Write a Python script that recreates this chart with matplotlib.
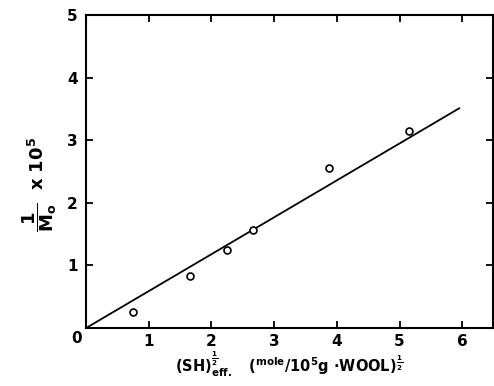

# # # # # # #

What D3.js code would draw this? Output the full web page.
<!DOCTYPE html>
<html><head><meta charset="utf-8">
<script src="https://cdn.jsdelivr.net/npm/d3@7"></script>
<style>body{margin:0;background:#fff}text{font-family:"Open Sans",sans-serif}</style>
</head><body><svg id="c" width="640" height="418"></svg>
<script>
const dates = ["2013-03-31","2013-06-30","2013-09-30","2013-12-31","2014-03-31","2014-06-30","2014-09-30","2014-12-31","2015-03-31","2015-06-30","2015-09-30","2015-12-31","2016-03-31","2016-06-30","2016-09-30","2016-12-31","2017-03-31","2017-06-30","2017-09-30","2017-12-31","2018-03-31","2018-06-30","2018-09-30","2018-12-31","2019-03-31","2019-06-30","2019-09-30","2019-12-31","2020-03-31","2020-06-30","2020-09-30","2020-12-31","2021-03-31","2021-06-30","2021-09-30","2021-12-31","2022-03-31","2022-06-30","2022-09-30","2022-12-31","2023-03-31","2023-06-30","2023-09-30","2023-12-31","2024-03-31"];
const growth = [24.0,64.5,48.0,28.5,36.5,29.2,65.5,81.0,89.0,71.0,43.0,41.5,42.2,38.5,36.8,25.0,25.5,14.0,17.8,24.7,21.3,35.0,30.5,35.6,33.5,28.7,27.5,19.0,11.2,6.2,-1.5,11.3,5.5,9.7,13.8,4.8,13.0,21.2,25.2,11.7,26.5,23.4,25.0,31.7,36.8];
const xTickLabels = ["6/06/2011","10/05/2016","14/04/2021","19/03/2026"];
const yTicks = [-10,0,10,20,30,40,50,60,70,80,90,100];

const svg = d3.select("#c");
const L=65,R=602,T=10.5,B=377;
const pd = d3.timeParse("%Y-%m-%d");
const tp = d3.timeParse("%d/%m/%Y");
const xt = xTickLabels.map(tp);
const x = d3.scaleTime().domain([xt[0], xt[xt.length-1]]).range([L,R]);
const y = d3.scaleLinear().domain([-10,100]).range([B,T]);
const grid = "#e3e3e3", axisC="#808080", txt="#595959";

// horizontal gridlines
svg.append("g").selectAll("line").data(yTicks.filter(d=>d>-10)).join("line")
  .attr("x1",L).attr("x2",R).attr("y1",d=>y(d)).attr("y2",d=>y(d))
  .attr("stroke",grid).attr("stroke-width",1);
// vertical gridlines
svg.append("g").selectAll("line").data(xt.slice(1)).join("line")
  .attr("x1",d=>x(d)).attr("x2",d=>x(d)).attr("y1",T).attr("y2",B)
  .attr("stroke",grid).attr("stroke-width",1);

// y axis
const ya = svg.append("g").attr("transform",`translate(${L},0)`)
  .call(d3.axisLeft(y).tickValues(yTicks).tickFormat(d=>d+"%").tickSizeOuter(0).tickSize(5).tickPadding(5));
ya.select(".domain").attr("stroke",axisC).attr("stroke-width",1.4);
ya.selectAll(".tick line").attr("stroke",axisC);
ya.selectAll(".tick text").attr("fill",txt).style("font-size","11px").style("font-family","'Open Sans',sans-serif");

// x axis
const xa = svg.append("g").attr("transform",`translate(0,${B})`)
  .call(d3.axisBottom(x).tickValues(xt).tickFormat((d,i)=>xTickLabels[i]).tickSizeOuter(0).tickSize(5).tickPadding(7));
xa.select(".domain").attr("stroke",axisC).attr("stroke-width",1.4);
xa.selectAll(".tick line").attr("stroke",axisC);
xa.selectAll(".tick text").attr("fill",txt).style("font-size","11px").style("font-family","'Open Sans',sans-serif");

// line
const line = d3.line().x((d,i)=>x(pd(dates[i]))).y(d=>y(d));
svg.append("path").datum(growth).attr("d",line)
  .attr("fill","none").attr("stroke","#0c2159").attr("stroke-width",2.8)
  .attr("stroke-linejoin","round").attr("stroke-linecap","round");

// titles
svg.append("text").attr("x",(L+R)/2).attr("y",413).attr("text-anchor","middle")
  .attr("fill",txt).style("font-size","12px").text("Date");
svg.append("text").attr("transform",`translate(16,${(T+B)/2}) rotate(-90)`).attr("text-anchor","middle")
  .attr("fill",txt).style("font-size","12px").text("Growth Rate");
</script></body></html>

# # # # # # #

Return only the stretch of the material above from the line holding "What D3.js code" through the line holding "const yTicks = [-10,0,10,20,30,40,50,60,70,80,90,100];", copied exactly.

What D3.js code would draw this? Output the full web page.
<!DOCTYPE html>
<html><head><meta charset="utf-8">
<script src="https://cdn.jsdelivr.net/npm/d3@7"></script>
<style>body{margin:0;background:#fff}text{font-family:"Open Sans",sans-serif}</style>
</head><body><svg id="c" width="640" height="418"></svg>
<script>
const dates = ["2013-03-31","2013-06-30","2013-09-30","2013-12-31","2014-03-31","2014-06-30","2014-09-30","2014-12-31","2015-03-31","2015-06-30","2015-09-30","2015-12-31","2016-03-31","2016-06-30","2016-09-30","2016-12-31","2017-03-31","2017-06-30","2017-09-30","2017-12-31","2018-03-31","2018-06-30","2018-09-30","2018-12-31","2019-03-31","2019-06-30","2019-09-30","2019-12-31","2020-03-31","2020-06-30","2020-09-30","2020-12-31","2021-03-31","2021-06-30","2021-09-30","2021-12-31","2022-03-31","2022-06-30","2022-09-30","2022-12-31","2023-03-31","2023-06-30","2023-09-30","2023-12-31","2024-03-31"];
const growth = [24.0,64.5,48.0,28.5,36.5,29.2,65.5,81.0,89.0,71.0,43.0,41.5,42.2,38.5,36.8,25.0,25.5,14.0,17.8,24.7,21.3,35.0,30.5,35.6,33.5,28.7,27.5,19.0,11.2,6.2,-1.5,11.3,5.5,9.7,13.8,4.8,13.0,21.2,25.2,11.7,26.5,23.4,25.0,31.7,36.8];
const xTickLabels = ["6/06/2011","10/05/2016","14/04/2021","19/03/2026"];
const yTicks = [-10,0,10,20,30,40,50,60,70,80,90,100];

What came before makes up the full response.